How Artificial Blood Just Got Invented

The Romanian province of Transylvania is a place already synonymous with blood.  Transylvanian imagery of the immortal Dracula cheating death by the blood of the living has been horrifying people for centuries.  Romania is rarely associated with technology, yet, it is in this small Eastern European country that such revolutionary advancements as insulin, cybernetics, and jet propulsion were quietly born.

Scientist from around the world have spent decades trying to create artificial blood.  Prior studies attempted to create artificial blood using hemoglobin; an oxygen transporting protein already present in nearly all living creatures.  The issue which had always been encountered was that hemoglobin doesn’t hold up well when pitted against physical and chemical stress found in the blood stream.  Hemoglobin tended to break down and produce toxins; resulting in a lot of dead lab rats and little to no progress.
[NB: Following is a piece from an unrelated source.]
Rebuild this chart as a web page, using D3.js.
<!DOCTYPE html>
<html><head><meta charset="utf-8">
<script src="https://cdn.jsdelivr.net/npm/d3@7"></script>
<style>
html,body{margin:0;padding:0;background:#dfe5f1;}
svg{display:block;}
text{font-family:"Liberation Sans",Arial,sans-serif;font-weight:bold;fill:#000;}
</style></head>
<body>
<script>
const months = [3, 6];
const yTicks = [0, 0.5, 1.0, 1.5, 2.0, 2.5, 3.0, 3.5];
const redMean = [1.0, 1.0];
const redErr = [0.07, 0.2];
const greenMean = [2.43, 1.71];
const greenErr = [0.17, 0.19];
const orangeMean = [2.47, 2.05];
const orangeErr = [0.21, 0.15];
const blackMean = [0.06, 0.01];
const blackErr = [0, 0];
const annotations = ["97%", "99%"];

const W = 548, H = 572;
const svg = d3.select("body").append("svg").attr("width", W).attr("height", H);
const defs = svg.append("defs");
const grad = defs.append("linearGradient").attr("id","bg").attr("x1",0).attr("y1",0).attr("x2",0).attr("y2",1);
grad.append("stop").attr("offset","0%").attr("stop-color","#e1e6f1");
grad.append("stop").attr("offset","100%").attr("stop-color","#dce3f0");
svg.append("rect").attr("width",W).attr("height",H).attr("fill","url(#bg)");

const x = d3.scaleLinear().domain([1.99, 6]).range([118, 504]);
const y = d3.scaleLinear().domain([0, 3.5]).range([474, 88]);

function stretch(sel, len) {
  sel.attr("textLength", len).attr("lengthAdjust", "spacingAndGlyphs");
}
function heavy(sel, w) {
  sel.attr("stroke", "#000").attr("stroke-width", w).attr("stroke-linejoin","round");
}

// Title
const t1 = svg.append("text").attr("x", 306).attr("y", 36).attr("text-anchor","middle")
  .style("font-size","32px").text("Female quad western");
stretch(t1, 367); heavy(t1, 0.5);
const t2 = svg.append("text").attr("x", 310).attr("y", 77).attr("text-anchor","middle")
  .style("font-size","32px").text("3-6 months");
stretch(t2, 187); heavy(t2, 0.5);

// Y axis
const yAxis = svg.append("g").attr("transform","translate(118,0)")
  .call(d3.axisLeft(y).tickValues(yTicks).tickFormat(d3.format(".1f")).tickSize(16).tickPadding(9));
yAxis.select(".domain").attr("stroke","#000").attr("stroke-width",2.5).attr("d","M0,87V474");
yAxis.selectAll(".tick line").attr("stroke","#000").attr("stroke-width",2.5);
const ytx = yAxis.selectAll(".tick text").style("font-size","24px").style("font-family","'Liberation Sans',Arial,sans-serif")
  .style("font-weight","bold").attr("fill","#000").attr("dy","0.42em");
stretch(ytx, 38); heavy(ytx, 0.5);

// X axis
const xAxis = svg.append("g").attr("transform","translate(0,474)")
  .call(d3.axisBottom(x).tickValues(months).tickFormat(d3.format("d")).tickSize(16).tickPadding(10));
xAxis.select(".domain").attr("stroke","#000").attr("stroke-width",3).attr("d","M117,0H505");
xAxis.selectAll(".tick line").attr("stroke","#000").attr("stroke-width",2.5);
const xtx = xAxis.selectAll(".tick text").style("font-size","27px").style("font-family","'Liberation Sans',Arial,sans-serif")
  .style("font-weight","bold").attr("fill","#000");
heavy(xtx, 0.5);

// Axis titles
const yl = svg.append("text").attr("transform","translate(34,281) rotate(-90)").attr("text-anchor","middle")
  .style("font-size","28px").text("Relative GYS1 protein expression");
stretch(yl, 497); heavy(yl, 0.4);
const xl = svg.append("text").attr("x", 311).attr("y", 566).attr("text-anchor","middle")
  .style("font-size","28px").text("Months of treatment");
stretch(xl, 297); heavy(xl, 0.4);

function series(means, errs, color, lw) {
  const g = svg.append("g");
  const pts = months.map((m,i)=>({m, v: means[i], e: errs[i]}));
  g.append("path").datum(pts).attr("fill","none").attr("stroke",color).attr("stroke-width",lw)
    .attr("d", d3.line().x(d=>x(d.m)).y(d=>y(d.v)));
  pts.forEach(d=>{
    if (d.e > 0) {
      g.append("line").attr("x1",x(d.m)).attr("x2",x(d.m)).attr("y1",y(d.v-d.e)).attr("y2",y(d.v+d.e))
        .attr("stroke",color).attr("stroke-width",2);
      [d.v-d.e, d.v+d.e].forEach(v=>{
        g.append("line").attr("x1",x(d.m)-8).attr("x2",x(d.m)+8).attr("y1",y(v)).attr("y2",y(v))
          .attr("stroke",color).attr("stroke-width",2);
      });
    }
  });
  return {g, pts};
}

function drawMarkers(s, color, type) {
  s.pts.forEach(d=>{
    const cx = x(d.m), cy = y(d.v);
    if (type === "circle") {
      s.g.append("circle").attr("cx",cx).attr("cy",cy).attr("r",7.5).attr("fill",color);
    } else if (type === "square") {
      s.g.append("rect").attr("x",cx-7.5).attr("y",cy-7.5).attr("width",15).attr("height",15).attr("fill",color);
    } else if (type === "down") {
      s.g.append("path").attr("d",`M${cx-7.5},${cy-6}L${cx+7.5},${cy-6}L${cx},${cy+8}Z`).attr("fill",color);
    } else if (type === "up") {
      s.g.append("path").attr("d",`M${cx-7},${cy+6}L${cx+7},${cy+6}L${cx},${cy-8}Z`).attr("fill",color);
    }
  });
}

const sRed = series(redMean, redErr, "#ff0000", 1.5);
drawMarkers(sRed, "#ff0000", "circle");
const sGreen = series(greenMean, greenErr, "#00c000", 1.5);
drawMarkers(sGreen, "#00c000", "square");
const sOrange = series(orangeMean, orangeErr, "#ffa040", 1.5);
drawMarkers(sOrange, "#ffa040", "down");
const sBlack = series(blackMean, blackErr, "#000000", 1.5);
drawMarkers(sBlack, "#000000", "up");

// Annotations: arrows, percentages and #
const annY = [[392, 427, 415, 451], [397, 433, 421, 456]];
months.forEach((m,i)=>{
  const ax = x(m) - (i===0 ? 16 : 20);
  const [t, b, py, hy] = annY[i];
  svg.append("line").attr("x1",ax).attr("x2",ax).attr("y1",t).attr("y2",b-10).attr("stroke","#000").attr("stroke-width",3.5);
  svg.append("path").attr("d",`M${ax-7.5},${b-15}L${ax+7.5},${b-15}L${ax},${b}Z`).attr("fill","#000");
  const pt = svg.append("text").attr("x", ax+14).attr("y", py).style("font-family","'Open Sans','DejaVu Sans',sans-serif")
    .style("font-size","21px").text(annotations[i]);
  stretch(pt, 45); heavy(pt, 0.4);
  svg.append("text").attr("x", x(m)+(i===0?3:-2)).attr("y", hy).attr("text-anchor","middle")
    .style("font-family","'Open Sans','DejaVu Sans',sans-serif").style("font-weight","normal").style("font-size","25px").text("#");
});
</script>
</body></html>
Meanwhile in Romania: a team of medical doctors lead by Dr. Radu Silaghi-Dumitrescu at Babeş-Bolyai University in Cluj-Napoca, picked up the pieces of an age old puzzle, dusted them off and solved it with some out of box thinking.  Instead of hemoglobin, they used hemerythrin with wonderful results.  This incredibly resilient protein is derived from sea worms.  Add some water and salt and you have an excellent medium for transporting oxygen that can withstand the biological environment of a living creature.

According to Dr. Silaghi-Dumitrescu

“Mice treated with this ‘Made in Cluj’ artificial blood did not experience any side effects, and this is precisely what we want.”

Silaghi-Dumitrescu sees a bright future for the use of hemerythrin, stating that:

“Doctors can use the artificial blood to reduce infection rates during blood donation, and to supply lost stores in patients for several hours or even up to a day.”

Hemerythrin appears to be a viable substitute for human blood in future transfusions.  Doctors could simply add water to a dry mixture of hemerythrin to make “instant blood” and use it to treat patients endangered by blood loss.  With a longevity of 10 – 24 hours, hemerythrin could be used to supply vital oxygen to the blood stream while the patient’s body replaced blood lost from surgery or injury.

According to The Red Cross: in the US alone, a blood transfusion is needed every 2 seconds.  41,000 blood donations are required every day to meet demand.  If approved, this hemerythrin based substitute could eradicate shortages.

The Romanian team intends to continue animal studies and is planning human trials in just two years time.  If Romanian scientists are able to prove that Hemerythrin based artificial blood is safe for human use, people could see it being used in hospitals in the near future.